The cable is marked "Sensitive." Excerpts:
Summary: Emboffs met February 17 [2005] with Bedouin community representatives in two Negev desert Bedouin villages not legally recognized by the GOI [Government of Israel] to discuss issues affecting their lives and possible PD [Policy Division] small grants assistance to educational programs. The Bedouin in these two unrecognized communities live in poor, makeshift conditions, without the benefits of municipal services or basic infrastructure. Highlighting the Bedouin's tenuous residential status in the state, and GOI distrust of this segment of the population, the Jerusalem Post reported February 18 that the GOI intends to relocate hundreds of Bedouin families in illegal Negev communities near the perimeter fence of an airbase. The report draws the conclusion from unnamed Israeli military sources that the GOI fears that the Bedouin, who are citizens of Israel, may acquire anti-aircraft missiles for use against Israeli aircraft. This cable offers a snapshot of life in these illegal villages and a Bedouin perspective on the political context. End summary.
------------------------- Many Bedouin Marginalized ....
According to the Association of Forty's data, [Attia] El-Asam said, the Negev has about 45 so-called "unrecognized" Bedouin villages, with some 70,000 Bedouin residents, or half of the total Negev Bedouin population. These unrecognized villages have never been included in GOI land planning, do not qualify for provision of any public services, and therefore do not officially exist on Israeli maps.
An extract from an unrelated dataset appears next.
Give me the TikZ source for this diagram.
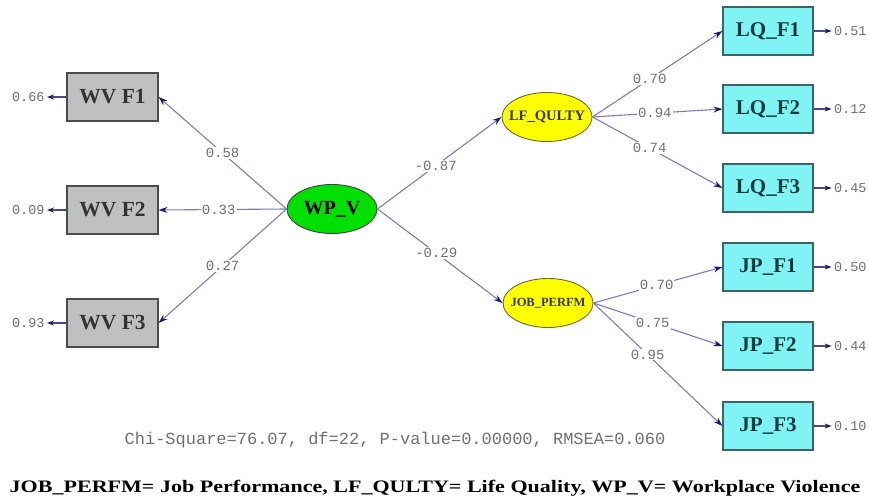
\documentclass[tikz,border=0pt]{standalone}
\usepackage{fontspec}
\setmainfont{Liberation Serif}
\newfontfamily\monofont{Liberation Mono}
\usetikzlibrary{arrows.meta,shapes.geometric}

\definecolor{boxgray}{HTML}{C0C0C0}
\definecolor{boxcyan}{HTML}{80F4F4}
\definecolor{latgreen}{HTML}{00E000}
\definecolor{latyellow}{HTML}{FFFF00}
\definecolor{pathline}{HTML}{7C7CC4}
\definecolor{headnavy}{HTML}{1A1A70}
\definecolor{numgray}{HTML}{707070}
\definecolor{tealtext}{HTML}{0E3C3C}

\newcommand{\latlabel}[1]{\makebox[0pt]{#1}}

\tikzset{
  obsgray/.style={draw=black!70, fill=boxgray, line width=1.2pt, minimum width=91pt,
    minimum height=48pt, inner sep=0pt, font=\bfseries\fontsize{21.5}{21.5}\selectfont, text=black!80},
  obscyan/.style={draw=tealtext!80, fill=boxcyan, line width=1.2pt, minimum width=90pt,
    minimum height=48pt, inner sep=0pt, font=\bfseries\fontsize{21}{21}\selectfont, text=tealtext},
  latent/.style={ellipse, line width=0.9pt, inner sep=0pt, minimum width=90pt, minimum height=49pt},
  path/.style={draw=pathline, line width=1.1pt, -{Stealth[length=9pt,width=6pt,color=headnavy]}},
  errpath/.style={draw=headnavy!80, line width=1.1pt, -{Stealth[length=7pt,width=5pt,color=headnavy]}},
  coef/.style={fill=white, inner sep=1pt, text=numgray, font=\monofont\fontsize{14}{14}\selectfont},
  errlab/.style={inner sep=0pt, text=numgray, font=\monofont\fontsize{13.5}{13.5}\selectfont},
}

\begin{document}
\begin{tikzpicture}[x=1pt, y=-1pt]
\useasboundingbox (0,0) rectangle (869,502);
\fill[white] (0,0) rectangle (869,502);

% observed indicators of workplace violence
\node[obsgray] (wv1) at (112.5,97) {WV F1};
\node[obsgray] (wv2) at (112.5,210) {WV F2};
\node[obsgray] (wv3) at (112.5,323) {WV F3};

% latent variables (fixed ellipse size, labels do not widen them)
\node[latent, draw=black!75, fill=latgreen, font=\bfseries\fontsize{20}{20}\selectfont] (wpv) at (332,209) {\latlabel{WP\_V}};
\node[latent, draw=olive!70!black, fill=latyellow, font=\bfseries\fontsize{14.5}{14.5}\selectfont, text=black!80] (lfq) at (547,117) {\latlabel{LF\_QULTY}};
\node[latent, draw=olive!70!black, fill=latyellow, font=\bfseries\fontsize{12.5}{12.5}\selectfont, text=black!80] (jobp) at (548,303) {\latlabel{JOB\_PERFM}};

% observed indicators of life quality and job performance
\node[obscyan] (lq1) at (768,31) {LQ\_F1};
\node[obscyan] (lq2) at (768,109) {LQ\_F2};
\node[obscyan] (lq3) at (768,188) {LQ\_F3};
\node[obscyan] (jp1) at (768,267) {JP\_F1};
\node[obscyan] (jp2) at (768,346) {JP\_F2};
\node[obscyan] (jp3) at (768,426) {JP\_F3};

% loadings of WP_V
\draw[path] (wpv.west) -- node[coef, pos=0.5] {0.58} (wv1.east);
\draw[path] (wpv.west) -- node[coef, pos=0.53] {0.33} (wv2.east);
\draw[path] (wpv.west) -- node[coef, pos=0.5] {0.27} (wv3.east);

% structural paths
\draw[path] (wpv.east) -- node[coef, pos=0.47] {-0.87} (lfq.west);
\draw[path] (wpv.east) -- node[coef, pos=0.47] {-0.29} (jobp.west);

% loadings of LF_QULTY
\draw[path] (lfq.east) -- node[coef, pos=0.44] {0.70} (lq1.west);
\draw[path] (lfq.east) -- node[coef, pos=0.48] {0.94} (lq2.west);
\draw[path] (lfq.east) -- node[coef, pos=0.44] {0.74} (lq3.west);

% loadings of JOB_PERFM
\draw[path] (jobp.east) -- node[coef, pos=0.49] {0.70} (jp1.west);
\draw[path] (jobp.east) -- node[coef, pos=0.46] {0.75} (jp2.west);
\draw[path] (jobp.east) -- node[coef, pos=0.42] {0.95} (jp3.west);

% error variances
\coordinate (e1) at (47,97);
\coordinate (e2) at (47,210);
\coordinate (e3) at (47,323);
\draw[errpath] (wv1.west) -- (e1);
\draw[errpath] (wv2.west) -- (e2);
\draw[errpath] (wv3.west) -- (e3);
\node[errlab, anchor=east] at (e1) {0.66\,};
\node[errlab, anchor=east] at (e2) {0.09\,};
\node[errlab, anchor=east] at (e3) {0.93\,};

\foreach \b/\v in {lq1/0.51, lq2/0.12, lq3/0.45, jp1/0.50, jp2/0.44, jp3/0.10}{
  \coordinate (\b e) at ([xshift=18pt]\b.east);
  \draw[errpath] (\b.east) -- (\b e);
  \node[errlab, anchor=west] at (\b e) {\,\v};
}

% fit statistics and legend
\node[text=numgray, font=\monofont\fontsize{17}{17}\selectfont, inner sep=0pt] (fit) at (395,440)
  {Chi-Square=76.07, df=22, P-value=0.00000, RMSEA=0.060};
\node[font=\bfseries\fontsize{17.5}{17.5}\selectfont, inner sep=0pt] (legend) at (435,488)
  {\scalebox{1.26}[1]{JOB\_PERFM= Job Performance, LF\_QULTY= Life Quality, WP\_V= Workplace Violence}};
\end{tikzpicture}
\end{document}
Many Bedouin are life-long residents of these communities, but are considered squatters by the GOI. Without legal status, these communities receive no government resources, including municipal services and infrastructure development.
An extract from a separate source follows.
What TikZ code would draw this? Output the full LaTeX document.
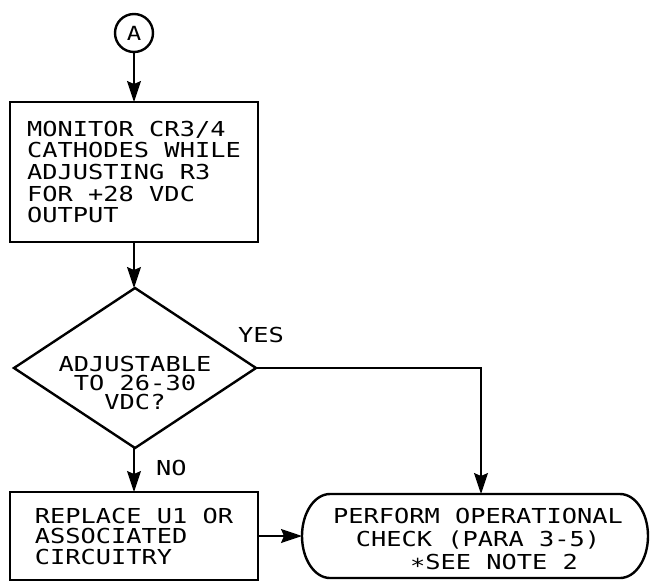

...El-Asam highlighted that, while the Bedouin now compose about 30 percent of the Negev population, the GOI has recognized as legal only seven communities or "townships" wherein the Bedouin population can legally reside. According to The Legal Center for Arab Minority Rights In Israel - Adalah, the GOI initiated a program to resettle the Bedouin in these seven townships during the 1960s-70s.
....El-Asam claimed that the GOI nonetheless provides electrical and other municipal services to 60 Jewish National Fund-sponsored single-family farms in the Negev for Israeli Jews, none of which are connected to larger communities...
No high schools exist in any of the unrecognized villages, according to El-Asam, and only 16 of the villages contain even makeshift elementary schools. El-Asam claimed that 70 percent of the children in the unrecognized villages live below the poverty line.